Written instruction:
Pictures are not part of the copy. Retype the lines from the first one through the line that contains "co2_ks_err = [10, 10, 35]".

--- Start Provided data ---

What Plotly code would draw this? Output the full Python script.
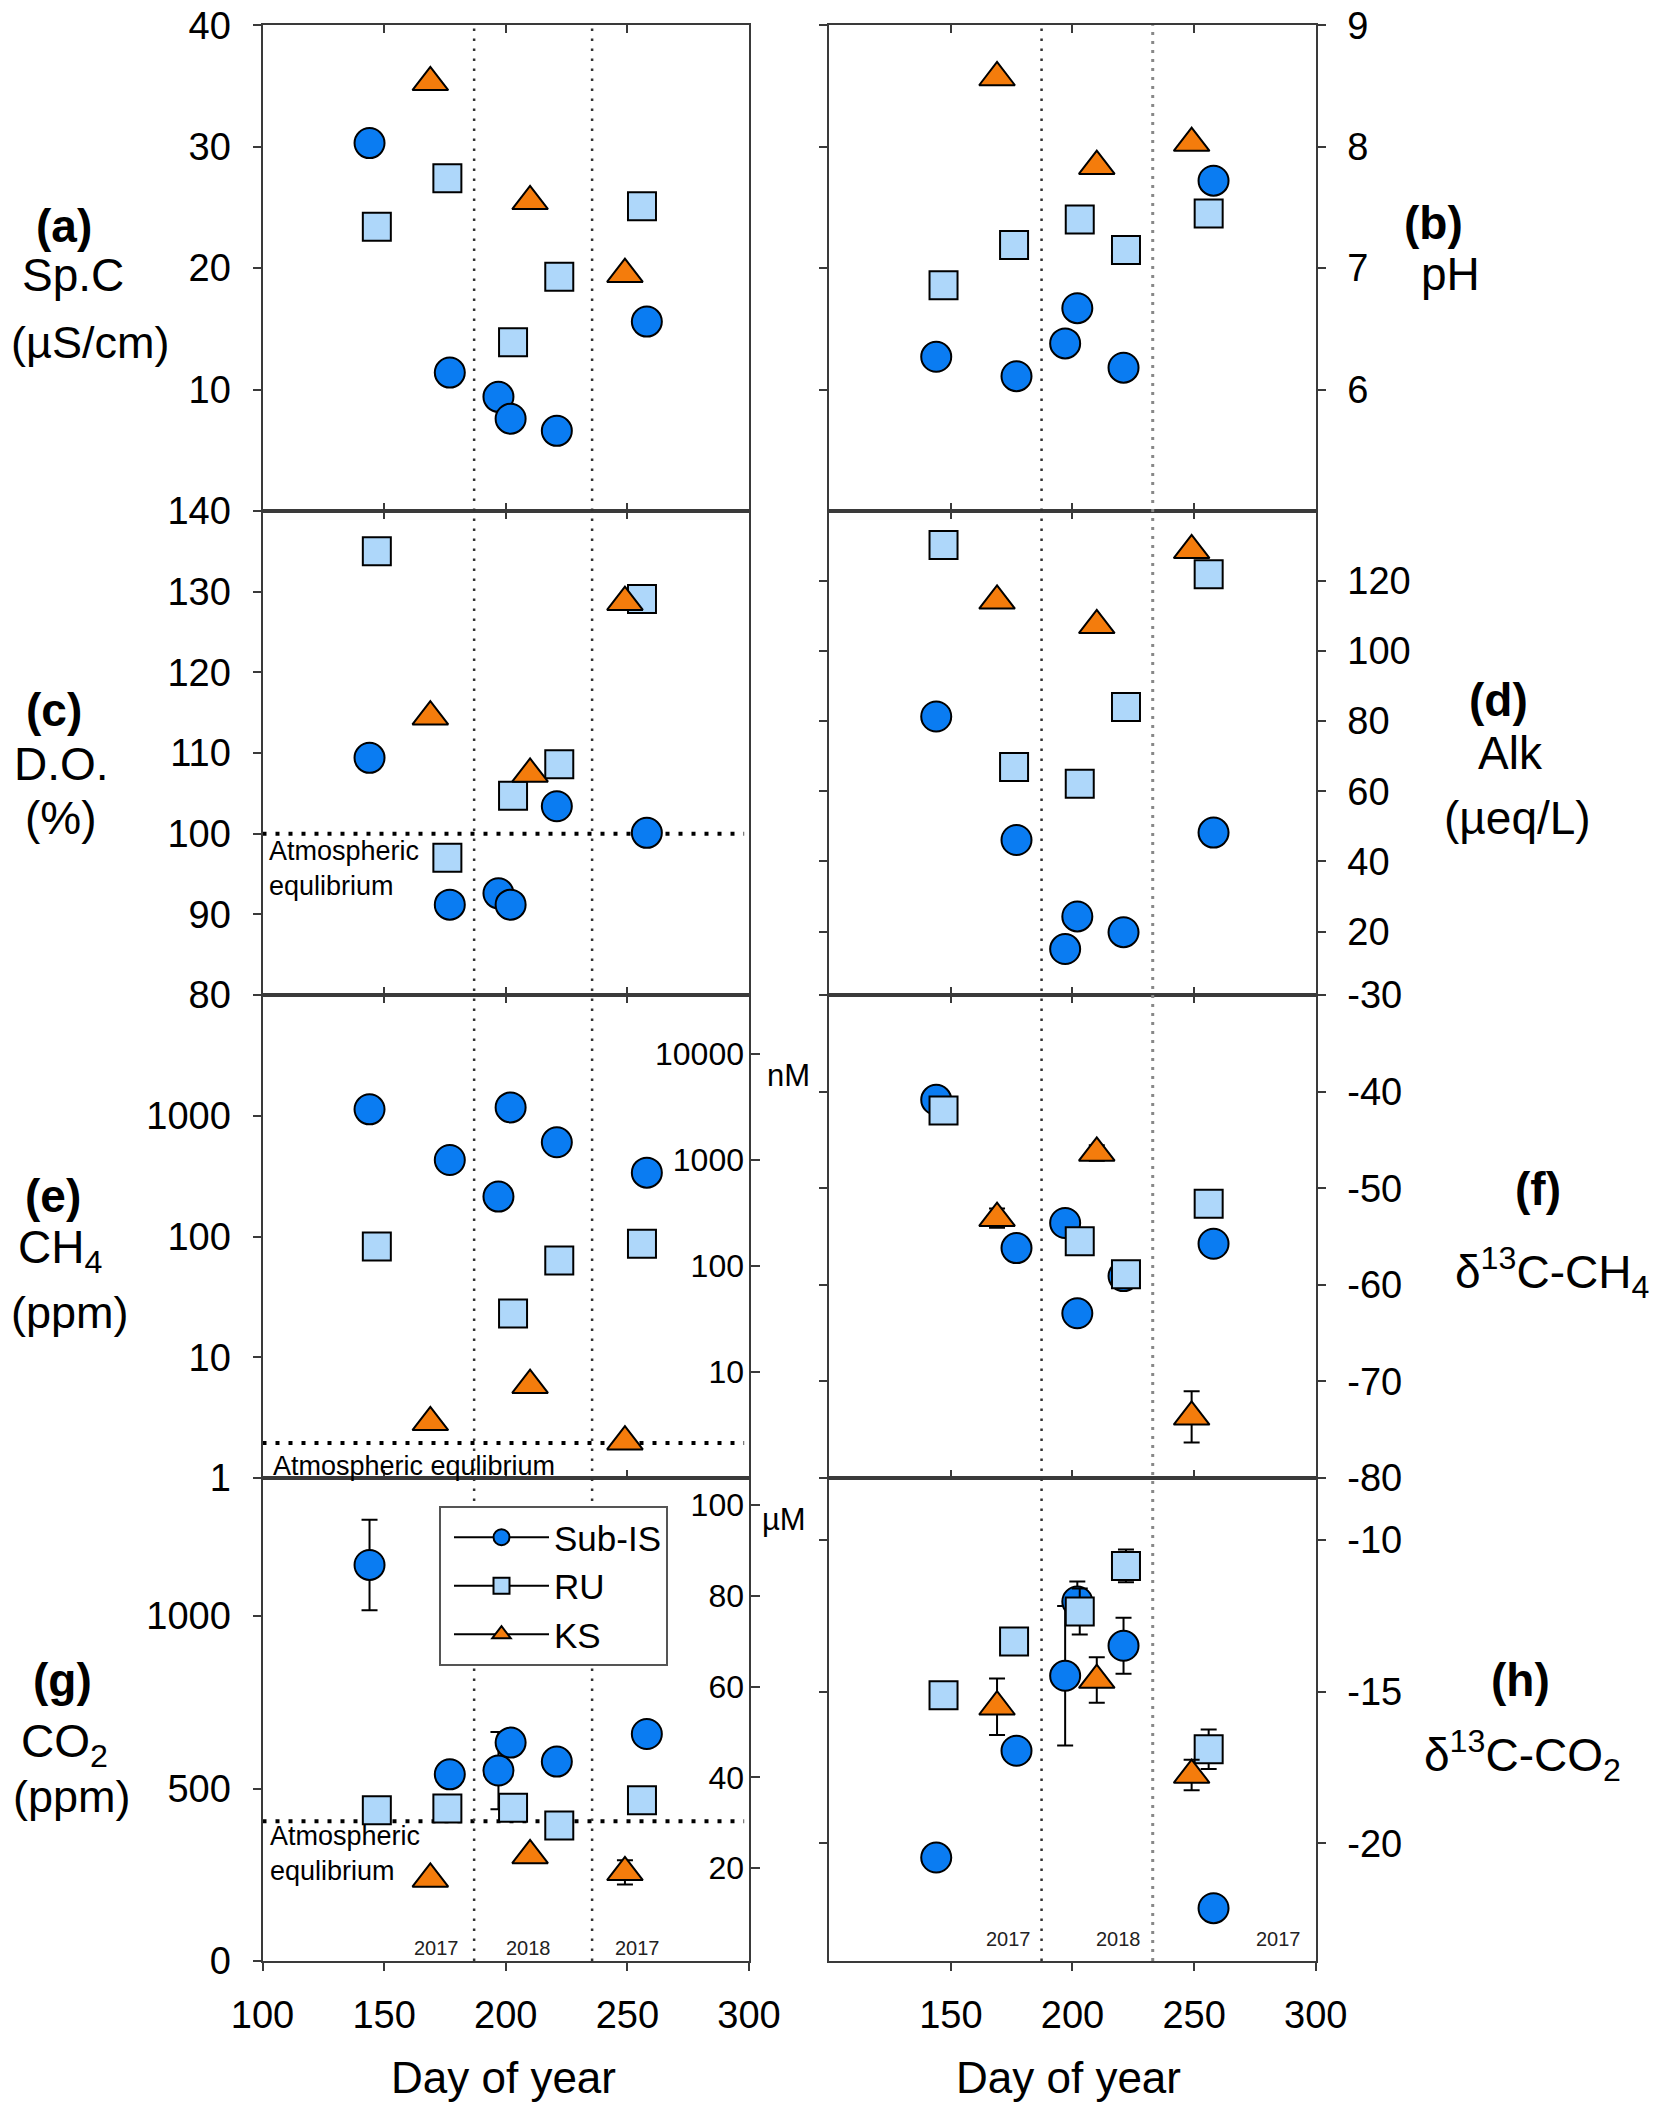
import plotly.graph_objects as go

W, H = 1679, 2120
PAD = 8  # browser body margin

# ---------------- data ----------------
days_sub = [144, 177, 197, 202, 221, 258]
days_ru = [147, 176, 203, 222, 256]
days_ks = [169, 210, 249]

spc_sub = [30.3, 11.4, 9.4, 7.6, 6.6, 15.6]
spc_ru = [23.4, 27.4, 13.9, 19.3, 25.1]
spc_ks = [35.3, 25.5, 19.5]

ph_sub = [6.27, 6.11, 6.38, 6.67, 6.18, 7.72]
ph_ru = [6.86, 7.19, 7.40, 7.15, 7.45]
ph_ks = [8.57, 7.84, 8.03]

do_sub = [109.4, 91.2, 92.6, 91.2, 103.4, 100.1]
do_ru = [135.0, 97.0, 104.7, 108.6, 129.1]
do_ks = [114.5, 107.4, 128.7]

alk_sub = [81.3, 46.1, 15.0, 24.3, 19.8, 48.2]
alk_ru = [130.2, 66.9, 62.1, 84.0, 121.9]
alk_ks = [114.3, 107.3, 128.7]

ch4_sub = [1130, 430, 214, 1173, 603, 338]
ch4_ru = [82.6, None, 23.0, 63.4, 87.0]
ch4_ks = [2.89, 5.87, 2.0]

dch4_sub = [-40.85, -56.2, -53.6, -62.95, -59.1, -55.75]
dch4_ru = [-41.95, None, -55.5, -58.9, -51.6]
dch4_ks = [-53.1, -46.35, -73.67]
dch4_ks_err = [1.0, 0.8, 2.66]

co2_sub = [1148, 541, 552, 633, 578, 658]
co2_sub_err = [131, None, 112, None, None, None]
co2_ru = [437, 442, 444, 393, 466]
co2_ks = [238, 306, 257]
co2_ks_err = [10, 10, 35]

dco2_sub = [-20.47, -16.95, -14.48, -12.03, -13.49, -22.14]
dco2_sub_err = [None, None, 2.3, 0.66, 0.92, None]
dco2_ru = [-15.12, -13.35, -12.36, -10.86, -16.9]
dco2_ru_err = [None, None, 0.76, 0.54, 0.65]
dco2_ks = [-15.5, -14.62, -17.75]
dco2_ks_err = [0.93, 0.75, 0.5]

atm_x = [100, 298]
atm_do = 100
atm_ch4 = 1.95
atm_co2 = 405

year_breaks_left = [187, 235.5]
year_breaks_right = [187.3, 233]

x_ticks_left = [100, 150, 200, 250, 300]
x_ticks_right = [150, 200, 250, 300]

# ---------------- layout helpers ----------------
FW, FH = W - 2 * PAD, H - 2 * PAD

def fx(p):
    return (p - PAD) / FW

def fy(p):
    return 1 - (p - PAD) / FH

XL = [fx(262.5), fx(749)]
XR = [fx(829.2), fx(1315.7)]
ROW_PX = [(25.3, 511), (511, 995), (995, 1478), (1478, 1961)]
ROWS = [[fy(b), fy(t)] for t, b in ROW_PX]

FONT = "Liberation Sans, Arial, sans-serif"
AXC = "#3a3a3a"

SUB = dict(symbol="circle", size=30, color="#0A7CF2", line=dict(color="black", width=2))
RU = dict(symbol="square", size=28, color="#AED7FA", line=dict(color="black", width=2))
KS = dict(symbol="triangle-up", size=31, color="#F47C0C", line=dict(color="black", width=2))

def err(arr):
    if arr is None:
        return None
    return dict(type="data", array=arr, visible=True, color="black", thickness=2, width=8)

fig = go.Figure()

panels = [
    (1, 0, 0, spc_sub, spc_ru, spc_ks, (None, None, None)),
    (2, 1, 0, ph_sub, ph_ru, ph_ks, (None, None, None)),
    (3, 0, 1, do_sub, do_ru, do_ks, (None, None, None)),
    (4, 1, 1, alk_sub, alk_ru, alk_ks, (None, None, None)),
    (5, 0, 2, ch4_sub, ch4_ru, ch4_ks, (None, None, None)),
    (6, 1, 2, dch4_sub, dch4_ru, dch4_ks, (None, None, dch4_ks_err)),
    (7, 0, 3, co2_sub, co2_ru, co2_ks, (co2_sub_err, None, co2_ks_err)),
    (8, 1, 3, dco2_sub, dco2_ru, dco2_ks, (dco2_sub_err, dco2_ru_err, dco2_ks_err)),
]

def axn(i):
    return ("x" if i == 1 else f"x{i}"), ("y" if i == 1 else f"y{i}")

# atmospheric equilibrium lines
for i, val in [(3, atm_do), (5, atm_ch4), (7, atm_co2)]:
    xa, ya = axn(i)
    fig.add_trace(go.Scatter(x=atm_x, y=[val, val], mode="lines", xaxis=xa, yaxis=ya,
                             line=dict(color="black", width=4, dash="4px,9px"),
                             showlegend=False, hoverinfo="skip"))

for i, col, row, s, r, k, (es, er, ek) in panels:
    xa, ya = axn(i)
    fig.add_trace(go.Scatter(x=days_sub, y=s, mode="markers", marker=SUB, error_y=err(es),
                             xaxis=xa, yaxis=ya, showlegend=False, name="Sub-IS"))
    fig.add_trace(go.Scatter(x=days_ru, y=r, mode="markers", marker=RU, error_y=err(er),
                             xaxis=xa, yaxis=ya, showlegend=False, name="RU"))
    fig.add_trace(go.Scatter(x=days_ks, y=k, mode="markers", marker=KS, error_y=err(ek),
                             xaxis=xa, yaxis=ya, showlegend=False, name="KS"))

# legend entries
for name, m in [("Sub-IS", SUB), ("RU", RU), ("KS", KS)]:
    fig.add_trace(go.Scatter(x=[None], y=[None], mode="lines+markers", name=name,
                             marker=m, line=dict(color="black", width=2),
                             xaxis="x7", yaxis="y7", showlegend=True))

# secondary axes holders
fig.add_trace(go.Scatter(x=[None], y=[None], xaxis="x5", yaxis="y9", showlegend=False, hoverinfo="skip"))
fig.add_trace(go.Scatter(x=[None], y=[None], xaxis="x7", yaxis="y10", showlegend=False, hoverinfo="skip"))

def lab(vals):
    return [str(v) for v in vals]

y_specs = {
    1: dict(range=[0, 40], tickvals=[10, 20, 30, 40]),
    2: dict(range=[5, 9], tickvals=[6, 7, 8, 9]),
    3: dict(range=[80, 140], tickvals=[80, 90, 100, 110, 120, 130, 140]),
    4: dict(range=[1.9, 139.9], tickvals=[20, 40, 60, 80, 100, 120]),
    5: dict(type="log", range=[0, 4], tickvals=[1, 10, 100, 1000]),
    6: dict(range=[-80, -30], tickvals=[-30, -40, -50, -60, -70, -80]),
    7: dict(range=[0, 1400], tickvals=[0, 500, 1000]),
    8: dict(range=[-23.88, -7.96], tickvals=[-10, -15, -20]),
}
for k_, v_ in y_specs.items():
    v_["ticktext"] = lab(v_["tickvals"])

layout = dict(
    width=FW, height=FH, margin=dict(l=0, r=0, t=0, b=0, autoexpand=False),
    paper_bgcolor="white", plot_bgcolor="white",
    font=dict(family=FONT, color="black", size=38),
    showlegend=True,
    legend=dict(x=fx(439), y=fy(1506), xanchor="left", yanchor="top",
                bgcolor="white", bordercolor="#555", borderwidth=2,
                font=dict(size=35, family=FONT), itemwidth=95, indentation=8,
                itemsizing="trace", tracegroupgap=0),
)

for i, col, row, *_ in panels:
    xa, ya = axn(i)
    xkey = "xaxis" if i == 1 else f"xaxis{i}"
    ykey = "yaxis" if i == 1 else f"yaxis{i}"
    bottom = row == 3
    xt = x_ticks_left if col == 0 else x_ticks_right
    layout[xkey] = dict(
        domain=XL if col == 0 else XR, anchor=ya, range=[100, 300],
        tickvals=xt, ticktext=lab(xt), showticklabels=bottom,
        ticks="outside" if bottom else "inside", ticklen=8, tickwidth=2, tickcolor=AXC,
        showline=True, linecolor=AXC, linewidth=2,
        mirror=True if bottom else "ticks",
        showgrid=False, zeroline=False, ticklabelstandoff=11, automargin=False,
        ticklabeloverflow="allow", tickfont=dict(size=38),
    )
    spec = y_specs[i]
    yd = dict(
        domain=ROWS[row], anchor=xa, side="left" if col == 0 else "right",
        ticks="outside", ticklen=8, tickwidth=2, tickcolor=AXC,
        showline=True, linecolor=AXC, linewidth=2,
        mirror=True if col == 0 else "ticks",
        showgrid=False, zeroline=False, ticklabelstandoff=14, automargin=False,
        ticklabeloverflow="allow", tickfont=dict(size=38),
    )
    yd.update(spec)
    layout[ykey] = yd

# concentration axes drawn on the right spine of panels (e) and (g)
layout["yaxis9"] = dict(
    overlaying="y5", anchor="free", position=XL[1], side="left", type="log", range=[0, 4.556],
    tickvals=[10, 100, 1000, 10000], ticktext=["10", "100", "1000", "10000"],
    ticks="inside", ticklen=10, tickwidth=2, tickcolor=AXC,
    ticklabelstandoff=5, automargin=False, ticklabeloverflow="allow",
    showline=False, showgrid=False, zeroline=False, tickfont=dict(size=32),
)
layout["yaxis10"] = dict(
    overlaying="y7", anchor="free", position=XL[1], side="left", range=[-0.5, 106],
    tickvals=[20, 40, 60, 80, 100], ticktext=["20", "40", "60", "80", "100"],
    ticks="inside", ticklen=10, tickwidth=2, tickcolor=AXC,
    ticklabelstandoff=5, automargin=False, ticklabeloverflow="allow",
    showline=False, showgrid=False, zeroline=False, tickfont=dict(size=32),
)

fig.update_layout(**layout)

# year separation lines
shapes = []
for xv in year_breaks_left:
    shapes.append(dict(type="line", xref="x", yref="paper", x0=xv, x1=xv,
                       y0=ROWS[3][0], y1=ROWS[0][1], layer="above",
                       line=dict(color="#333", width=2.5, dash="2.5px,7.5px")))
for j, xv in enumerate(year_breaks_right):
    shapes.append(dict(type="line", xref="x2", yref="paper", x0=xv, x1=xv,
                       y0=ROWS[3][0], y1=ROWS[0][1], layer="above",
                       line=dict(color="#333" if j == 0 else "#888", width=2.5 if j == 0 else 3,
                                 dash="2.5px,7.5px" if j == 0 else "3px,6px")))
fig.update_layout(shapes=shapes)

ann = []
def txt(x, y, t, size=46, xanchor="center", yanchor="middle", align="center", color="black"):
    ann.append(dict(x=fx(x), y=fy(y), xref="paper", yref="paper", text=t, showarrow=False,
                    xanchor=xanchor, yanchor=yanchor, align=align,
                    font=dict(size=size, family=FONT, color=color)))

# panel labels
txt(64, 226, "<b>(a)</b>"); txt(73, 275, "Sp.C"); txt(90, 342, "(µS/cm)", size=45)
txt(1433, 223, "<b>(b)</b>"); txt(1450, 274, "pH")
txt(54, 710, "<b>(c)</b>"); txt(61, 764, "D.O."); txt(61, 818, "(%)")
txt(1498, 700, "<b>(d)</b>"); txt(1510, 753, "Alk"); txt(1517, 818, "(µeq/L)")
txt(53, 1196, "<b>(e)</b>"); txt(60, 1250, "CH<sub>4</sub>"); txt(70, 1312, "(ppm)", size=45)
txt(1538, 1189, "<b>(f)</b>"); txt(1552, 1272, "δ<sup>13</sup>C-CH<sub>4</sub>")
txt(62, 1680, "<b>(g)</b>"); txt(64, 1744, "CO<sub>2</sub>"); txt(72, 1796, "(ppm)", size=45)
txt(1520, 1680, "<b>(h)</b>"); txt(1522, 1755, "δ<sup>13</sup>C-CO<sub>2</sub>")

# axis titles
txt(503, 2077, "Day of year", size=44)
txt(1068, 2077, "Day of year", size=44)

# secondary axis units
txt(765, 1075, "nM", size=31, xanchor="left")
txt(760, 1519, "µM", size=31, xanchor="left")

# atmospheric labels
txt(267, 869, "Atmospheric<br>equlibrium", size=27, xanchor="left", align="left")
txt(271, 1466, "Atmospheric equlibrium", size=27, xanchor="left", align="left")
txt(268, 1853, "Atmospheric<br>equlibrium", size=27, xanchor="left", align="left")

# year labels
for xp, t in [(437, "2017"), (528, "2018"), (637, "2017")]:
    txt(xp, 1948, t, size=20, color="#222")
for xp, t in [(1008, "2017"), (1118, "2018"), (1278, "2017")]:
    txt(xp, 1939, t, size=20, color="#222")

fig.update_layout(annotations=ann)

fig.write_html("out.html")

--- End Provided data ---

Solution for this exercise:
What Plotly code would draw this? Output the full Python script.
import plotly.graph_objects as go

W, H = 1679, 2120
PAD = 8  # browser body margin

# ---------------- data ----------------
days_sub = [144, 177, 197, 202, 221, 258]
days_ru = [147, 176, 203, 222, 256]
days_ks = [169, 210, 249]

spc_sub = [30.3, 11.4, 9.4, 7.6, 6.6, 15.6]
spc_ru = [23.4, 27.4, 13.9, 19.3, 25.1]
spc_ks = [35.3, 25.5, 19.5]

ph_sub = [6.27, 6.11, 6.38, 6.67, 6.18, 7.72]
ph_ru = [6.86, 7.19, 7.40, 7.15, 7.45]
ph_ks = [8.57, 7.84, 8.03]

do_sub = [109.4, 91.2, 92.6, 91.2, 103.4, 100.1]
do_ru = [135.0, 97.0, 104.7, 108.6, 129.1]
do_ks = [114.5, 107.4, 128.7]

alk_sub = [81.3, 46.1, 15.0, 24.3, 19.8, 48.2]
alk_ru = [130.2, 66.9, 62.1, 84.0, 121.9]
alk_ks = [114.3, 107.3, 128.7]

ch4_sub = [1130, 430, 214, 1173, 603, 338]
ch4_ru = [82.6, None, 23.0, 63.4, 87.0]
ch4_ks = [2.89, 5.87, 2.0]

dch4_sub = [-40.85, -56.2, -53.6, -62.95, -59.1, -55.75]
dch4_ru = [-41.95, None, -55.5, -58.9, -51.6]
dch4_ks = [-53.1, -46.35, -73.67]
dch4_ks_err = [1.0, 0.8, 2.66]

co2_sub = [1148, 541, 552, 633, 578, 658]
co2_sub_err = [131, None, 112, None, None, None]
co2_ru = [437, 442, 444, 393, 466]
co2_ks = [238, 306, 257]
co2_ks_err = [10, 10, 35]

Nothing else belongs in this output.